A lunch affair to remember

I don't normally go out for lunch (usually I'm at the gym), but a recent opportunity with Houston Foodie Friends was just too tempting to miss. And am I ever glad I didn't miss this one!

March was wine month at Smith & Wollensky, which meant that you could enjoy a flight of wine with your meal at a modest cost. Even though Smith & Wollensky is a chain, the standards by which they operate are extremely high. And normally, so are the prices but they do reflect the quality of the food.

Fortunately, since the staff knew that it was a group of foodies visiting, they took us on a VIP food journey. Of course, there were the obligatory starters: truffled chicken salad in wonton cones, tomato and mozzarella skewers with balsamic drizzle, crabcakes, mini beef wellingtons.  

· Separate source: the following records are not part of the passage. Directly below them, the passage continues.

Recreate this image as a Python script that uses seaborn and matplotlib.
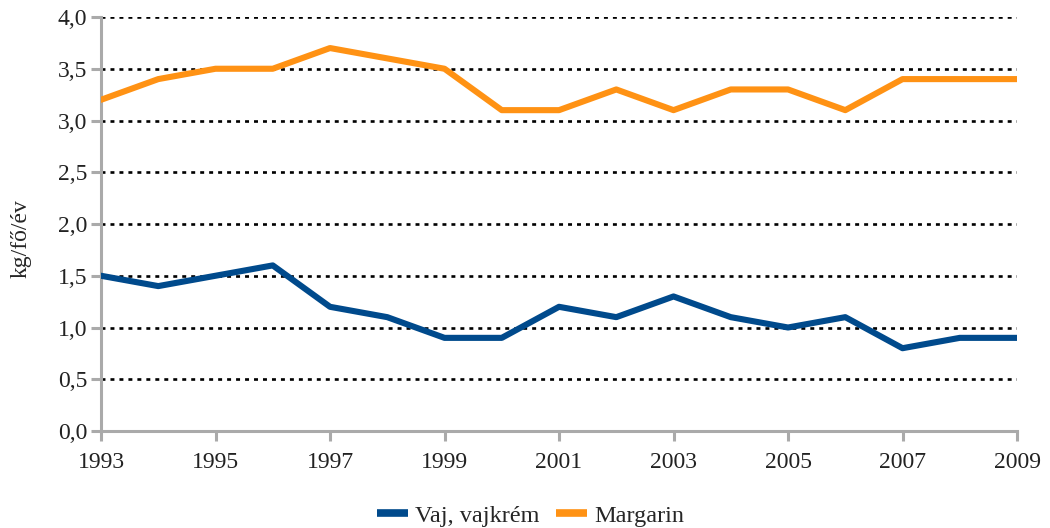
import matplotlib
matplotlib.use("Agg")
import matplotlib.pyplot as plt
import seaborn as sns
import pandas as pd
from matplotlib.ticker import FuncFormatter, MultipleLocator

years = list(range(1993, 2010))
vaj = [1.5, 1.4, 1.5, 1.6, 1.2, 1.1, 0.9, 0.9, 1.2, 1.1, 1.3, 1.1, 1.0, 1.1, 0.8, 0.9, 0.9]
margarin = [3.2, 3.4, 3.5, 3.5, 3.7, 3.6, 3.5, 3.1, 3.1, 3.3, 3.1, 3.3, 3.3, 3.1, 3.4, 3.4, 3.4]
series_names = ["Vaj, vajkrém", "Margarin"]
colors = ["#004A8C", "#FF9214"]
xticks = list(range(1993, 2010, 2))

sns.set_theme(style="white")
plt.rcParams['font.family'] = ['Liberation Serif', 'DejaVu Serif']

df = pd.DataFrame({"year": years * 2,
                   "value": vaj + margarin,
                   "series": [series_names[0]] * len(years) + [series_names[1]] * len(years)})

fig = plt.figure(figsize=(10.5, 5.28), dpi=100)
ax = fig.add_axes([0.0962, 0.1837, 0.8724, 0.7841])

for y in [0.5, 1.0, 1.5, 2.0, 2.5, 3.0, 3.5, 4.0]:
    ax.axhline(y, color="black", lw=1.9, ls=(0, (1.5, 1.9)), zorder=1)

sns.lineplot(data=df, x="year", y="value", hue="series", palette=colors,
             linewidth=4.4, ax=ax, legend=True, zorder=3)

ax.set_xlim(1993, 2009)
ax.set_ylim(0, 4.0)
ax.set_xticks(xticks)
ax.yaxis.set_major_locator(MultipleLocator(0.5))
ax.yaxis.set_major_formatter(FuncFormatter(lambda v, p: f"{v:.1f}".replace(".", ",")))
ax.set_xlabel("")
ax.set_ylabel("kg/fő/év", fontsize=17, labelpad=0)
ax.yaxis.set_label_coords(-0.076, 0.465)

for s in ["top", "right"]:
    ax.spines[s].set_visible(False)
for s in ["left", "bottom"]:
    ax.spines[s].set_color("#AAAAAA")
    ax.spines[s].set_linewidth(2.2)
ax.tick_params(axis="both", which="major", length=7, width=2.2, color="#AAAAAA",
               labelsize=17, labelcolor="#222222", direction="out")
ax.tick_params(axis="y", pad=3)
ax.tick_params(axis="x", pad=8)
ax.tick_params(left=True, bottom=True)

handles, labels = ax.get_legend_handles_labels()
for h in handles:
    h.set_linewidth(5.5)
    h.set_solid_capstyle("butt")
ax.legend(handles, labels, loc="center", bbox_to_anchor=(0.469, -0.205),
          ncol=2, frameon=False, fontsize=17.5, handlelength=1.25, columnspacing=0.7,
          handletextpad=0.3)

fig.savefig("out.png", dpi=100)
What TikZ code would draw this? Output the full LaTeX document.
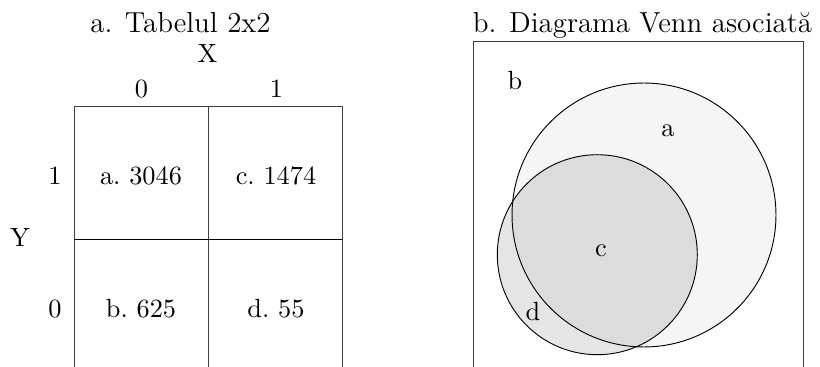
\documentclass[tikz,border=0pt]{standalone}
\usepackage{tikz}

\tikzset{
  lbl/.style={anchor=base, inner sep=0pt},
  ttl/.style={lbl, font=\fontsize{11}{13}\selectfont},
  setcirc/.style={circle, draw, inner sep=0pt, outer sep=0pt}
}

\begin{document}
\begin{tikzpicture}[x=0.38pt, y=-0.38pt, line width=0.35pt]
\useasboundingbox (0,0) rectangle (820,367);
% left: the 2x2 table
\node[ttl] (titleA) at (180.5,33) {a. Tabelul 2x2};
\node[lbl] (varX) at (207.5,63) {X};
\node[lbl] (colZero) at (141.5,98) {0};
\node[lbl] (colOne) at (276.5,98) {1};
\node[lbl] (varY) at (20,246.5) {Y};
\node[lbl] (rowOne) at (55,184) {1};
\node[lbl] (rowZero) at (55,317) {0};
\draw[black!75] (74,367) -- (74,106) -- (342,106) -- (342,367);
\draw[black!75] (208,106) -- (208,367);
\draw (74,239) -- (342,239);
\node[lbl] (cellA) at (141,184) {a.\ 3046};
\node[lbl] (cellC) at (276,184) {c.\ 1474};
\node[lbl] (cellB) at (141,317) {b.\ 625};
\node[lbl] (cellD) at (276,317) {d.\ 55};
% right: the Venn diagram
\node[ttl] (titleB) at (642.5,33) {b. Diagrama Venn asociat\u{a}};
\draw[black!75] (473.3,367) -- (473.3,41.7) -- (803.3,41.7) -- (803.3,367);
\node[setcirc, fill=black!4, minimum size=100.3pt] (setA) at (644,215) {};
\node[setcirc, fill=black, fill opacity=0.1, minimum size=76pt] (setC) at (597.3,254.7) {};
\node[lbl] (lblB) at (515,90) {b};
\node[lbl] (lblA) at (668,136.5) {a};
\node[lbl] (lblC) at (601,256.5) {c};
\node[lbl] (lblD) at (533,320.5) {d};
\end{tikzpicture}
\end{document}
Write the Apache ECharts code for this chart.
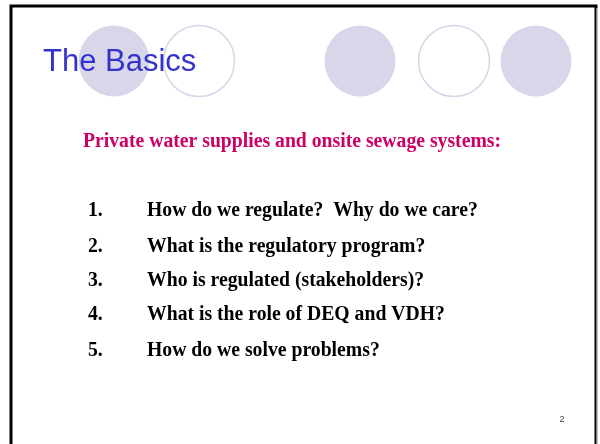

And there is THAT bread. Apparently it is a labor of love with many steps for them to make this decadent stuff, with a lovely outer crust dusted with rosemary and pleasantly large salt crystals, served with some of the best butter you'll find anywhere.

The cobb salad was equally decadent, and didn't just have regular bacon - we're talking thick cubes of pork belly. Expertly mixed with evenly distributed dressing, the creaminess of the avocado wove itself through every bite.

While the salmon wasn't something I tried, the presentation with micro-greens and creme fraiche was colorful and showy.

And they treated us to this ridiculous assortment of desserts. I don't even want to know how many calories were loaded onto this tray, but the six of us made quite a large dent in this one!

The most memorable dessert here, hands-down, was the coconut cake. Not only was it beyond fresh, but also it was topped with a headdress of massive strips of coconut. What's not to love? 

Between these wonderful treats and a parting gift of a bottle of the signature steak sauce, I knew I was spoiled. And needed to get myself to the gym toute suite.